Direction. Quote every line as written. Omit pictures.

Given data.

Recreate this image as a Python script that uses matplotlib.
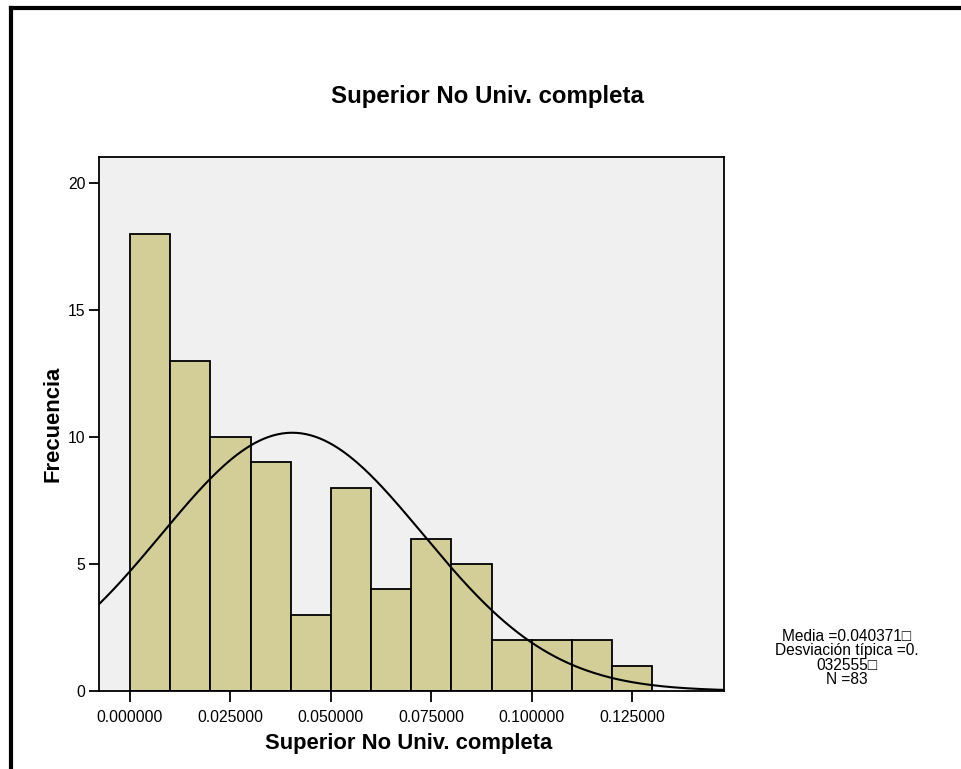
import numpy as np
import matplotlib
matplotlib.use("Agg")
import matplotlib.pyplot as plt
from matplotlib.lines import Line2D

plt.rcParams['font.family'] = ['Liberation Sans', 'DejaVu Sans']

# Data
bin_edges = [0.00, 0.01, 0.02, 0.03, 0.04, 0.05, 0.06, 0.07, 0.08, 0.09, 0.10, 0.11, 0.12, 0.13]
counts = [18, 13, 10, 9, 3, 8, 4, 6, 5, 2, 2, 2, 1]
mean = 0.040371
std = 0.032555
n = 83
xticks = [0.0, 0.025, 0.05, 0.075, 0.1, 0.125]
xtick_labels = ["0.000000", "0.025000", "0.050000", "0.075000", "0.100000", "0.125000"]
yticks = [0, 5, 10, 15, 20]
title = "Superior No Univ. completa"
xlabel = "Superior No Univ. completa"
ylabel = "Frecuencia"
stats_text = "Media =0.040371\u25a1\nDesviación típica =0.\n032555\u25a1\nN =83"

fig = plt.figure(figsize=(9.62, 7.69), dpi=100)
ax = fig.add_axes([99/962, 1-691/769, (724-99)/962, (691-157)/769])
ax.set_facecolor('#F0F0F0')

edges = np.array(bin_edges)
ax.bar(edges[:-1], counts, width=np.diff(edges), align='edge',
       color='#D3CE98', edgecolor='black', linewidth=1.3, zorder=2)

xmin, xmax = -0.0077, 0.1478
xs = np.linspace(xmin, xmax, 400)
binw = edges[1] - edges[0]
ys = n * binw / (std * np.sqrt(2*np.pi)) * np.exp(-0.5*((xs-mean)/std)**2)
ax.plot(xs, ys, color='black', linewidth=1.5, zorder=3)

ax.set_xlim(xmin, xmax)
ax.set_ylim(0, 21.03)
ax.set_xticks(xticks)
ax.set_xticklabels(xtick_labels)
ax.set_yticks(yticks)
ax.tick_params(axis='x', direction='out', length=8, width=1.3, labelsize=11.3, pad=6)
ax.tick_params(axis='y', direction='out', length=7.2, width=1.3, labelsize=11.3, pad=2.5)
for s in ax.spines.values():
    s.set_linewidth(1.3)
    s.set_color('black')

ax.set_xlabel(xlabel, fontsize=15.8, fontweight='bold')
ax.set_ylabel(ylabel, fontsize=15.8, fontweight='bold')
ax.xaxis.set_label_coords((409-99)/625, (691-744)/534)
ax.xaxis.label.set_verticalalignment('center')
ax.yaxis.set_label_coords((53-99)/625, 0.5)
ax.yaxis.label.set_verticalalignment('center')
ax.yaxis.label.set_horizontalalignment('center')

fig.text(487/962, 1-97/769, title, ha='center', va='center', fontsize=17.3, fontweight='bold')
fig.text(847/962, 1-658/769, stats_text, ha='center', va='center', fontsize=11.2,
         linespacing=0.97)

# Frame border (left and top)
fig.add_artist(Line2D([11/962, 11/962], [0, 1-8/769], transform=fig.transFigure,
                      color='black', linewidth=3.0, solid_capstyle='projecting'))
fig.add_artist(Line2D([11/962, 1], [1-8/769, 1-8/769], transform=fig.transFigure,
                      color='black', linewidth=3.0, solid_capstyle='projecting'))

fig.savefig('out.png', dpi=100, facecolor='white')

Completed task.
Recreate this image as a Python script that uses matplotlib.
import numpy as np
import matplotlib
matplotlib.use("Agg")
import matplotlib.pyplot as plt
from matplotlib.lines import Line2D

plt.rcParams['font.family'] = ['Liberation Sans', 'DejaVu Sans']

# Data
bin_edges = [0.00, 0.01, 0.02, 0.03, 0.04, 0.05, 0.06, 0.07, 0.08, 0.09, 0.10, 0.11, 0.12, 0.13]
counts = [18, 13, 10, 9, 3, 8, 4, 6, 5, 2, 2, 2, 1]
mean = 0.040371
std = 0.032555
n = 83
xticks = [0.0, 0.025, 0.05, 0.075, 0.1, 0.125]
xtick_labels = ["0.000000", "0.025000", "0.050000", "0.075000", "0.100000", "0.125000"]
yticks = [0, 5, 10, 15, 20]
title = "Superior No Univ. completa"
xlabel = "Superior No Univ. completa"
ylabel = "Frecuencia"
stats_text = "Media =0.040371\u25a1\nDesviación típica =0.\n032555\u25a1\nN =83"

fig = plt.figure(figsize=(9.62, 7.69), dpi=100)
ax = fig.add_axes([99/962, 1-691/769, (724-99)/962, (691-157)/769])
ax.set_facecolor('#F0F0F0')

edges = np.array(bin_edges)
ax.bar(edges[:-1], counts, width=np.diff(edges), align='edge',
       color='#D3CE98', edgecolor='black', linewidth=1.3, zorder=2)

xmin, xmax = -0.0077, 0.1478
xs = np.linspace(xmin, xmax, 400)
binw = edges[1] - edges[0]
ys = n * binw / (std * np.sqrt(2*np.pi)) * np.exp(-0.5*((xs-mean)/std)**2)
ax.plot(xs, ys, color='black', linewidth=1.5, zorder=3)

ax.set_xlim(xmin, xmax)
ax.set_ylim(0, 21.03)
ax.set_xticks(xticks)
ax.set_xticklabels(xtick_labels)
ax.set_yticks(yticks)
ax.tick_params(axis='x', direction='out', length=8, width=1.3, labelsize=11.3, pad=6)
ax.tick_params(axis='y', direction='out', length=7.2, width=1.3, labelsize=11.3, pad=2.5)
for s in ax.spines.values():
    s.set_linewidth(1.3)
    s.set_color('black')

ax.set_xlabel(xlabel, fontsize=15.8, fontweight='bold')
ax.set_ylabel(ylabel, fontsize=15.8, fontweight='bold')
ax.xaxis.set_label_coords((409-99)/625, (691-744)/534)
ax.xaxis.label.set_verticalalignment('center')
ax.yaxis.set_label_coords((53-99)/625, 0.5)
ax.yaxis.label.set_verticalalignment('center')
ax.yaxis.label.set_horizontalalignment('center')

fig.text(487/962, 1-97/769, title, ha='center', va='center', fontsize=17.3, fontweight='bold')
fig.text(847/962, 1-658/769, stats_text, ha='center', va='center', fontsize=11.2,
         linespacing=0.97)

# Frame border (left and top)
fig.add_artist(Line2D([11/962, 11/962], [0, 1-8/769], transform=fig.transFigure,
                      color='black', linewidth=3.0, solid_capstyle='projecting'))
fig.add_artist(Line2D([11/962, 1], [1-8/769, 1-8/769], transform=fig.transFigure,
                      color='black', linewidth=3.0, solid_capstyle='projecting'))

fig.savefig('out.png', dpi=100, facecolor='white')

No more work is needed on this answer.